- **Goal**:
Extract all lines containing "this".

- **Records shown**:

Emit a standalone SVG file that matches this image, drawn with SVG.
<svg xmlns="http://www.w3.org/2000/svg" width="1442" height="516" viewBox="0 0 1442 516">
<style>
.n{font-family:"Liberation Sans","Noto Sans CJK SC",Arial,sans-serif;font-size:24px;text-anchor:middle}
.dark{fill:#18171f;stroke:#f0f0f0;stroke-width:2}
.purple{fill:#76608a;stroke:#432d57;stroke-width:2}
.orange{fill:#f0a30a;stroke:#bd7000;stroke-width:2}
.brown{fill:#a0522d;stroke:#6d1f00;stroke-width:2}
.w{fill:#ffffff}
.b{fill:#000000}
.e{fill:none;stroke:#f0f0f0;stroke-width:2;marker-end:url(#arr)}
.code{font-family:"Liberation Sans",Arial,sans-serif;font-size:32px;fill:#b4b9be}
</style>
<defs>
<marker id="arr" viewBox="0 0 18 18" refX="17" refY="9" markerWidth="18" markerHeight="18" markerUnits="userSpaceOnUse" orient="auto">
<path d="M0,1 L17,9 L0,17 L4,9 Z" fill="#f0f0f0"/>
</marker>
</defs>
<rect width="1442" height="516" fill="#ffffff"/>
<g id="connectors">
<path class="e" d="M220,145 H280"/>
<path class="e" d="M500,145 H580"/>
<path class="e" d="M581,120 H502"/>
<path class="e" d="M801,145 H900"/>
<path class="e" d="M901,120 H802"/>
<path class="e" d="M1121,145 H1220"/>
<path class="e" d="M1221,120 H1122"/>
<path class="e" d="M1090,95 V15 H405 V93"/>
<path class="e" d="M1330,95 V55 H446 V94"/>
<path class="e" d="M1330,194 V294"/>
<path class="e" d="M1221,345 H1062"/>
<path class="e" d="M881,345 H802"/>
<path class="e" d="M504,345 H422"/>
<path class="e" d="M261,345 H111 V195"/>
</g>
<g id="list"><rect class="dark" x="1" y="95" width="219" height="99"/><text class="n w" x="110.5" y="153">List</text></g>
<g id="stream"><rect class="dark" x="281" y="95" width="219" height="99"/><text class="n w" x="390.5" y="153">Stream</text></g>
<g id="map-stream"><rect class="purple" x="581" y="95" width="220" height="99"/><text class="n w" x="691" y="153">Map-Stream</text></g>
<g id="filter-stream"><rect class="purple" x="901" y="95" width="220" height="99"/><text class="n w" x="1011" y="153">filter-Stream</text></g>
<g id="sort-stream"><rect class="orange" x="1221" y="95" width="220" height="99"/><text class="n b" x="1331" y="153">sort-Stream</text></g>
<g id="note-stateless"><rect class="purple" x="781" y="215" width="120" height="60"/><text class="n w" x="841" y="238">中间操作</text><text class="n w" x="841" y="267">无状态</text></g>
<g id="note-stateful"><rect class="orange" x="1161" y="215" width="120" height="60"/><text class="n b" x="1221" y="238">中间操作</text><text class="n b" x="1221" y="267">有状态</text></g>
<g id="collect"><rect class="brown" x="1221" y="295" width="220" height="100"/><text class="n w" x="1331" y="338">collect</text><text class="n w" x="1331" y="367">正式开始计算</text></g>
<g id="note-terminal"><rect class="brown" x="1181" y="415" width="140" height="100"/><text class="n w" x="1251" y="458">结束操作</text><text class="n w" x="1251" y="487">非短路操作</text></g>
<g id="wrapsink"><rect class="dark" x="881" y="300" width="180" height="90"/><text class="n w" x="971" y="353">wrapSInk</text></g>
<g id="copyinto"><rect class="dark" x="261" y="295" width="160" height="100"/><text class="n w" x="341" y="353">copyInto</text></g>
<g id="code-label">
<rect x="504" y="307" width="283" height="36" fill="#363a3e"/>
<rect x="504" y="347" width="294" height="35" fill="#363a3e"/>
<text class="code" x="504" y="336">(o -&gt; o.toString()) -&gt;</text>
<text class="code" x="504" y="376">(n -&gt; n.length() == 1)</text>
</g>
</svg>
...
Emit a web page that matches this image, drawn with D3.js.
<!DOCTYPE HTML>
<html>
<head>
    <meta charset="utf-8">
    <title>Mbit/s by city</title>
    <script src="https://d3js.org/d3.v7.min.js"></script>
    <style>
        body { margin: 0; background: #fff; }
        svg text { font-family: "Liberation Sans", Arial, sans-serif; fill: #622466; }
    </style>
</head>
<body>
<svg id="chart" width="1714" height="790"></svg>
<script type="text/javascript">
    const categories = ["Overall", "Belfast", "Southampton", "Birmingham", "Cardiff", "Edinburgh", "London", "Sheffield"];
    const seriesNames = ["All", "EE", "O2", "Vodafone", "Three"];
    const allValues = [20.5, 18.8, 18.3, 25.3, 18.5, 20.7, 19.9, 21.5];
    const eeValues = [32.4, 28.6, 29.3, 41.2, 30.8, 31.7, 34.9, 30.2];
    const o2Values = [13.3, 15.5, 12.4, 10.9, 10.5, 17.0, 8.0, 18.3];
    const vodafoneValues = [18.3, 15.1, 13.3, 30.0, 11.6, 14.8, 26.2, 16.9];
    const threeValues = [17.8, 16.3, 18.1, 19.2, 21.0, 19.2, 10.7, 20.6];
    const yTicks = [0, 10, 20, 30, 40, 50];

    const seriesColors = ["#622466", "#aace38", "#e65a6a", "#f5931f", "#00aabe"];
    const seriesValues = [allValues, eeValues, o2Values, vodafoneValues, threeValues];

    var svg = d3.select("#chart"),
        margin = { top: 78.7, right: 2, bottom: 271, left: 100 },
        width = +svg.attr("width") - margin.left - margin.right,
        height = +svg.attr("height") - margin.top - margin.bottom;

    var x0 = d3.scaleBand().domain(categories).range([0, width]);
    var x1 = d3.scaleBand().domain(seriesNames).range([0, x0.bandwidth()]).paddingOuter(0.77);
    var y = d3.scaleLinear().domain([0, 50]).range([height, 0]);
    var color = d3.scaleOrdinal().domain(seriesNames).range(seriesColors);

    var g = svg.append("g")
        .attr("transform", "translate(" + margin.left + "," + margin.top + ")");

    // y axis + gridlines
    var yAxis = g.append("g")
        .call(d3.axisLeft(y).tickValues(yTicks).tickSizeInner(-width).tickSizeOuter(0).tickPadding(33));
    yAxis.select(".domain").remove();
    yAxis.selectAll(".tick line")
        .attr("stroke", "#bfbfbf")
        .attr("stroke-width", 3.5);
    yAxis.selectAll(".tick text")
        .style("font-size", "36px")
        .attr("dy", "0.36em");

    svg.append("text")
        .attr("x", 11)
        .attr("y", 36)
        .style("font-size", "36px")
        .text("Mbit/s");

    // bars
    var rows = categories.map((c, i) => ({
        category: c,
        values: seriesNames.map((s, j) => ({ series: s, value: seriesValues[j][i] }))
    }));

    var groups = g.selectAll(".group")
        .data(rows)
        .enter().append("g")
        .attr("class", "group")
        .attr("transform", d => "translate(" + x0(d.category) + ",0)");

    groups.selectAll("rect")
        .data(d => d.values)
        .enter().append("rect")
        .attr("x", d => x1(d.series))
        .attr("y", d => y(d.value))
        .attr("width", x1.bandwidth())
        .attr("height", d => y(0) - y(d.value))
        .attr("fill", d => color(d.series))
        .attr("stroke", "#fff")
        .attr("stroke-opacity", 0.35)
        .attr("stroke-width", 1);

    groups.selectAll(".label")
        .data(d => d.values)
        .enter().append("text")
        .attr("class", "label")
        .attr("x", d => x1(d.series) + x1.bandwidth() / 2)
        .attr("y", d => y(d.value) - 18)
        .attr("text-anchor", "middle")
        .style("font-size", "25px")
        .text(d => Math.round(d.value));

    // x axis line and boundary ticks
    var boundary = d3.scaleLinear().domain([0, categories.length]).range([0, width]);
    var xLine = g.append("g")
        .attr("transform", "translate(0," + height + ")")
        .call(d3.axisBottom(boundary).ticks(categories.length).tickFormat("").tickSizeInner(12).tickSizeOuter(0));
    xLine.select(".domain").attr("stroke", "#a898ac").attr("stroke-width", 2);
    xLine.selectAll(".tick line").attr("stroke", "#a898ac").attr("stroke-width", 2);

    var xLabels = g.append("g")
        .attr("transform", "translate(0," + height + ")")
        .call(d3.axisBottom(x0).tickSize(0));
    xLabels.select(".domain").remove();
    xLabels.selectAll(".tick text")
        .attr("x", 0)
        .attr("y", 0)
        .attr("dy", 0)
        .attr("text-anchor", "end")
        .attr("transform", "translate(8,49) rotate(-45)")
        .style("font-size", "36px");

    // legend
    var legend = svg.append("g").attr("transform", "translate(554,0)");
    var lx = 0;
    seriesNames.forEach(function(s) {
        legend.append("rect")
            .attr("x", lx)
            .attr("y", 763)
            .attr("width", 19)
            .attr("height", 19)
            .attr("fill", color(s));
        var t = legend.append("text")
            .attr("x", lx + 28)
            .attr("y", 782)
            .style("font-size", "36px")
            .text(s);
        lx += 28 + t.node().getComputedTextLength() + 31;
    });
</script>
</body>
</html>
* * *
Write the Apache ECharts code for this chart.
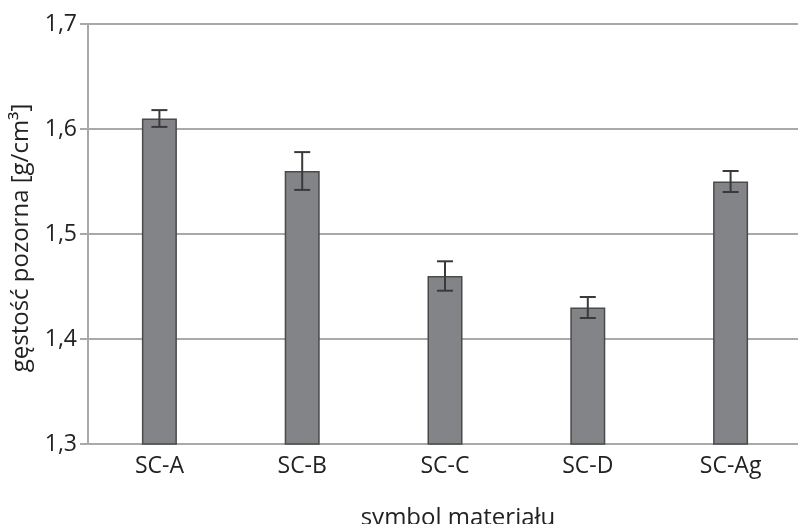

- **Task output**:
Emit a standalone SVG file that matches this image, drawn with SVG.
Emit a web page that matches this image, drawn with D3.js.
Write the Apache ECharts code for this chart.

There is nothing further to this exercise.